Shortly thereafter, the majority of Seattle City Council, including Mike O’Brien, Kshama Sawant, Rob Johnson, and Deborah Juarez, agreed to sign on to the letter to oppose the sweep on March 7 and allow time to negotiate a community-based solution.
After the city council meeting, the group of residents and advocates went to Mayor Ed Murray’s office and waited for two hours to speak with a representative.
At 4:30 p.m., George Scarola “Seattle’s New Homeless Tzar” met with the group outside the mayor’s office and promised to pass on the message of the residents’ to the mayor later that evening.
“We await news of their conversation regarding the Mayor’s decision to act in accord with the Council [and in accord with the residents] on delaying the sweep and allowing them the opportunity and support to work to improve their own living conditions,” a statement read.

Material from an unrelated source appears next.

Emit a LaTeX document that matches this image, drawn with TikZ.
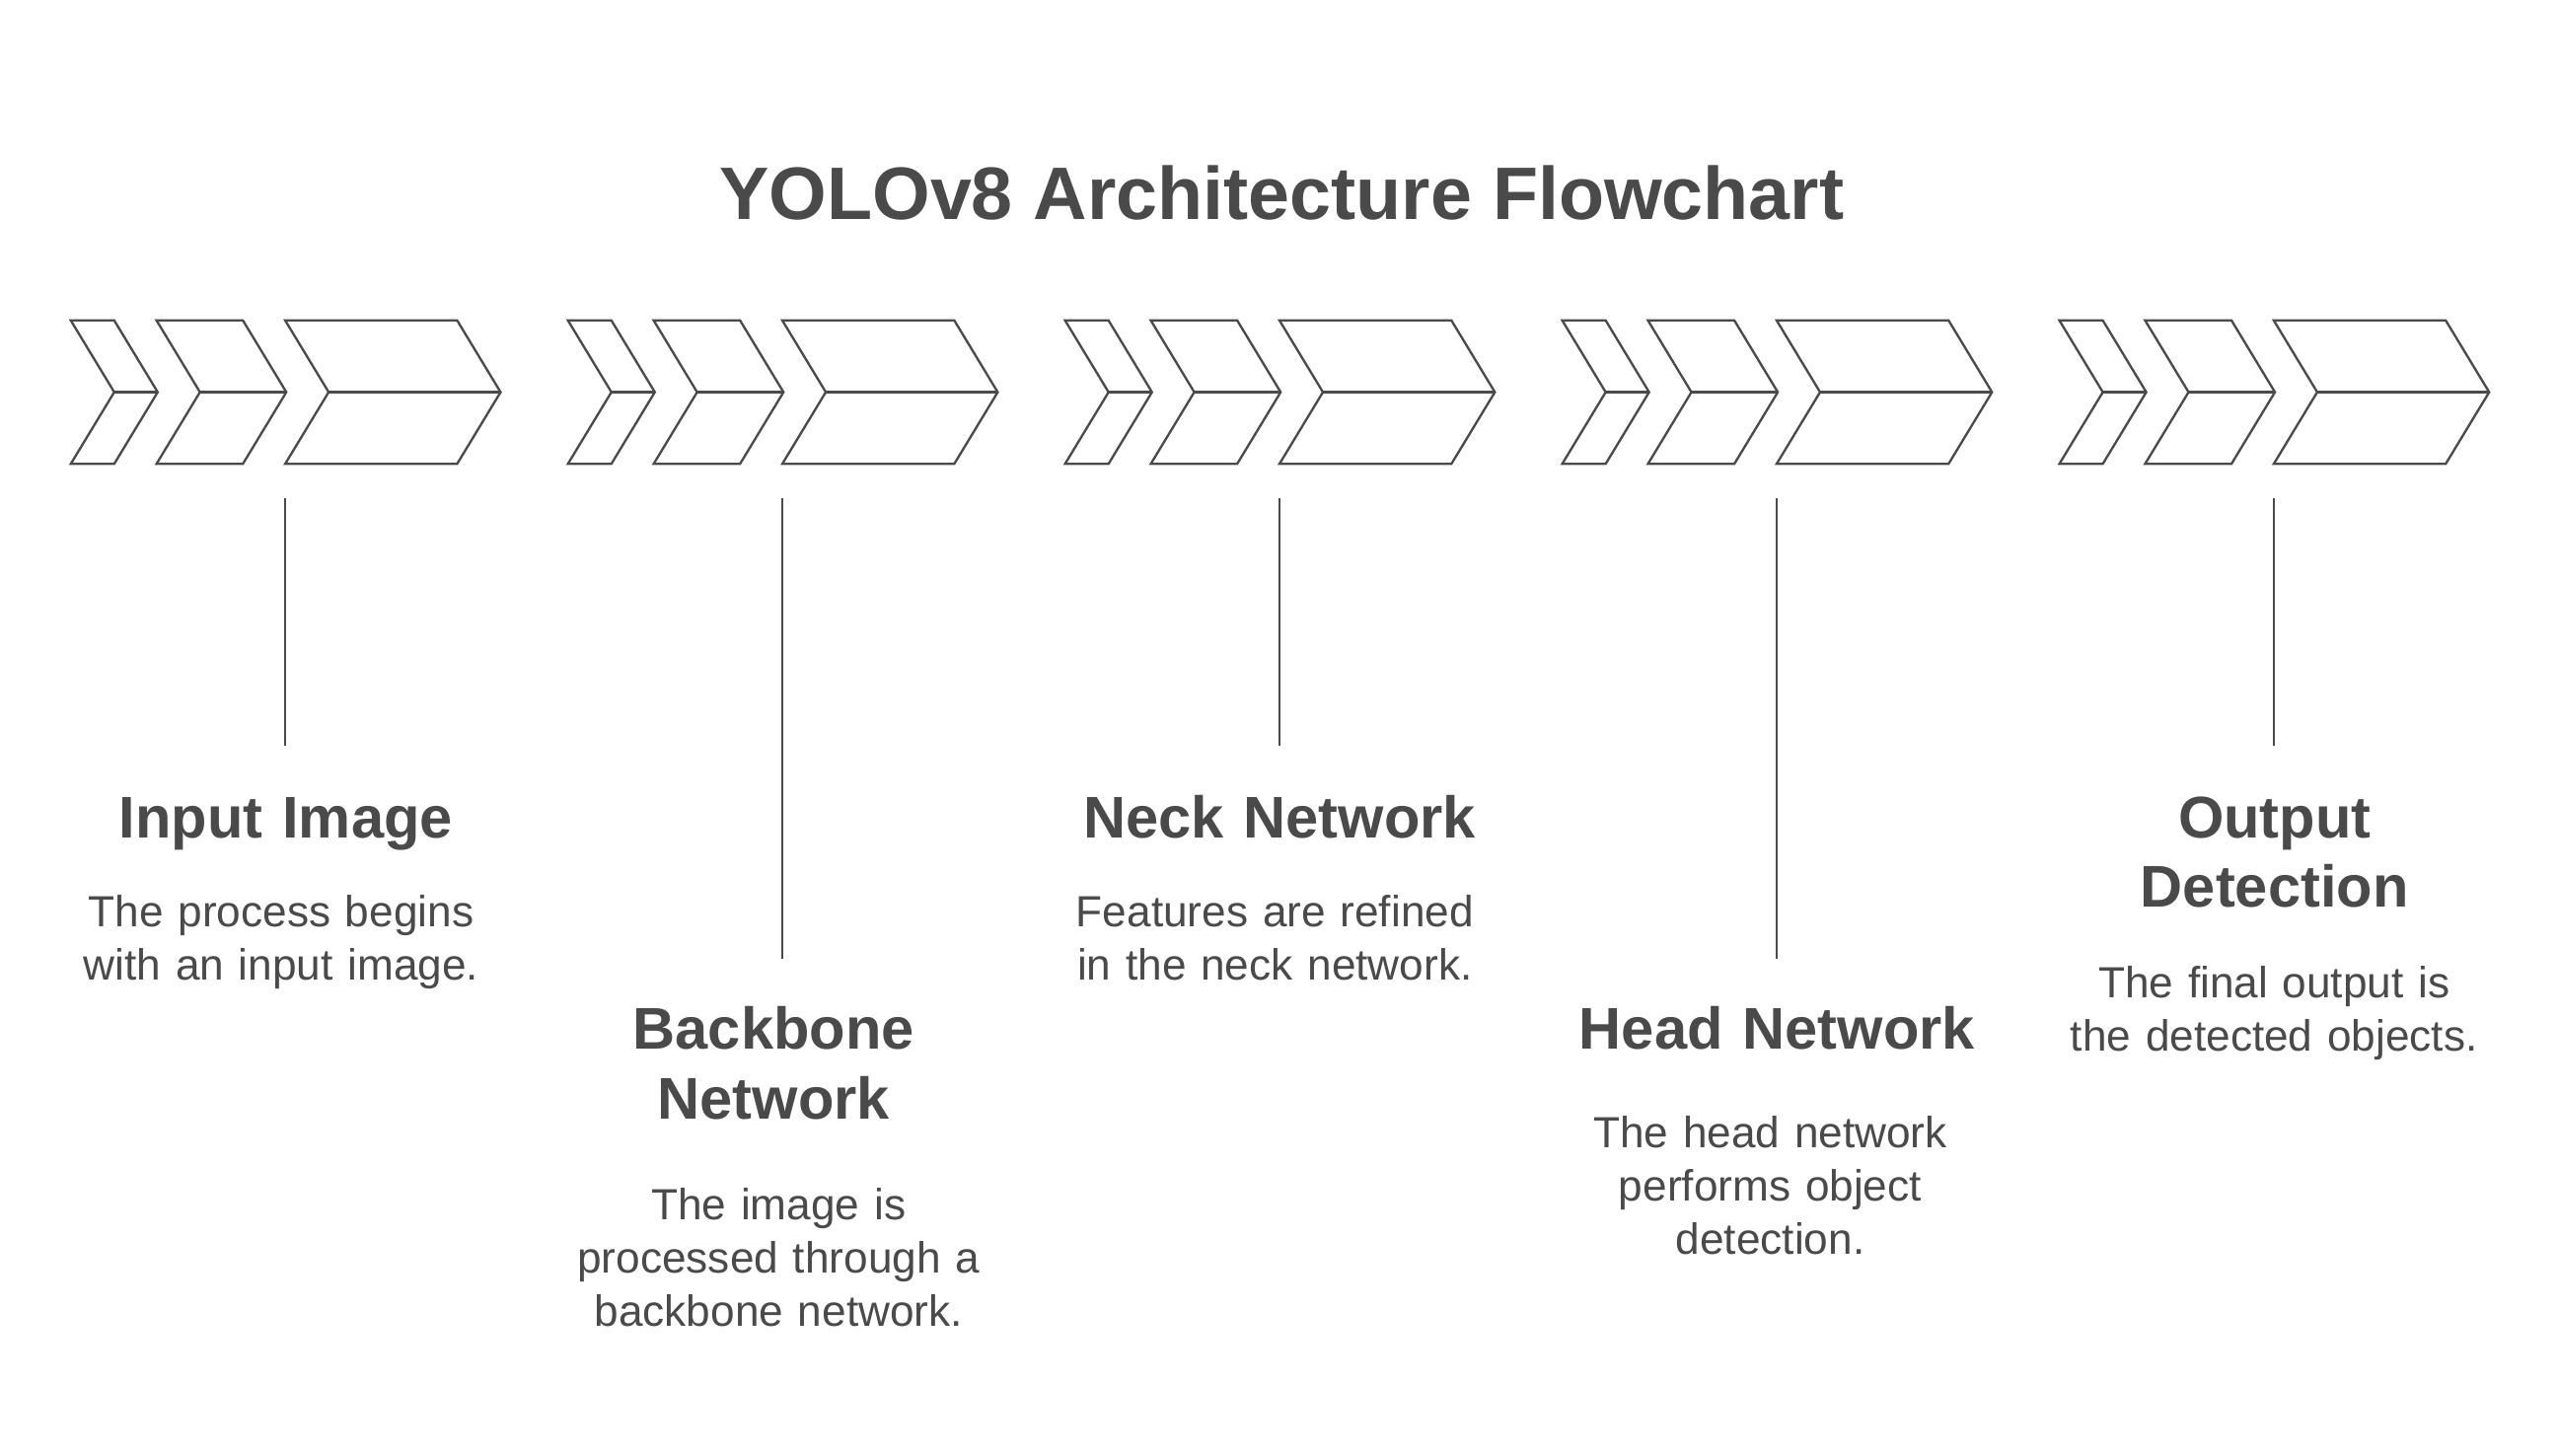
\documentclass[tikz,border=0pt]{standalone}
\usepackage{fontspec}
\setmainfont{Liberation Sans}
\definecolor{ink}{HTML}{4A4A4A}
\begin{document}
\begin{tikzpicture}[x=1pt,y=-1pt,
  chev/.style={draw=ink, line width=1.4pt, line join=miter},
  conn/.style={draw=ink, line width=1.15pt},
  ttl/.style={text=ink, font=\fontsize{45.4}{52}\selectfont\bfseries, inner sep=0pt, anchor=base},
  head/.style={text=ink, font=\fontsize{35.9}{42.5}\selectfont\bfseries, text width=320pt, align=center, inner sep=0pt, anchor=base},
  desc/.style={text=ink, font=\fontsize{26.6}{32.5}\selectfont, text width=320pt, align=center, inner sep=0pt, anchor=base}]
\useasboundingbox[fill=white] (0,0) rectangle (1560,888.33);

\node[ttl] (title) at (782,134) {YOLOv8 Architecture Flowchart};

% chevron groups
\def\ct{195.5}\def\cm{239.25}\def\cb{283}\def\cs{26.5}
\foreach \i in {0,...,4}{
  \pgfmathsetmacro{\g}{43.2+303.3*\i}
  \foreach \o/\w in {0/26.5, 52.3/52.7, 130.8/104.9}{
    \pgfmathsetmacro{\L}{\g+\o}
    \pgfmathsetmacro{\R}{\L+\w}
    \pgfmathsetmacro{\T}{\R+\cs}
    \pgfmathsetmacro{\N}{\L+\cs}
    \draw[chev] (\L,\ct) -- (\R,\ct) -- (\T,\cm) -- (\R,\cb) -- (\L,\cb) -- (\N,\cm) -- cycle;
    \draw[chev] (\N,\cm) -- (\T,\cm);
  }
}

% connectors
\coordinate (c1t) at (174.1,304); \coordinate (c1b) at (174.1,455);
\coordinate (c2t) at (477.0,304); \coordinate (c2b) at (477.0,585);
\coordinate (c3t) at (780.7,304); \coordinate (c3b) at (780.7,455);
\coordinate (c4t) at (1084.0,304); \coordinate (c4b) at (1084.0,585);
\coordinate (c5t) at (1387.4,304); \coordinate (c5b) at (1387.4,455);
\draw[conn] (c1t) -- (c1b);
\draw[conn] (c2t) -- (c2b);
\draw[conn] (c3t) -- (c3b);
\draw[conn] (c4t) -- (c4b);
\draw[conn] (c5t) -- (c5b);

% labels
\node[head] (h1) at (174.4,511) {Input Image};
\node[desc] (d1) at (171.5,565.5) {The process begins\\with an input image.};

\node[head] (h2) at (472,640) {Backbone\\Network};
\node[desc] (d2) at (475,744) {The image is\\processed through a\\backbone network.};

\node[head] (h3) at (780.6,511) {Neck Network};
\node[desc] (d3) at (777.8,565.3) {Features are refined\\in the neck network.};

\node[head] (h4) at (1084.2,640) {Head Network};
\node[desc] (d4) at (1080,700.5) {The head network\\performs object\\detection.};

\node[head] (h5) at (1387.7,511) {Output\\Detection};
\node[desc] (d5) at (1387.4,609) {The final output is\\the detected objects.};
\end{tikzpicture}
\end{document}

“We want you to see that we’re making a real intent to clean up the space. I asked for fire extinguishers, I asked for clean up materials, and we have a proposal here to share with the Mayor on how we can make our field better. The Mayor doesn’t live there. We do. The Mayor lives in his mansion. He should let us take care of our own home,” said Washington.
Residents and advocates anxiously await the Mayor’s decision as to whether the belongings of the houseless community will be taken during a sweep in the morning, or if more time will be given for community solutions and dialogue – in which many groups say they are willing to participate.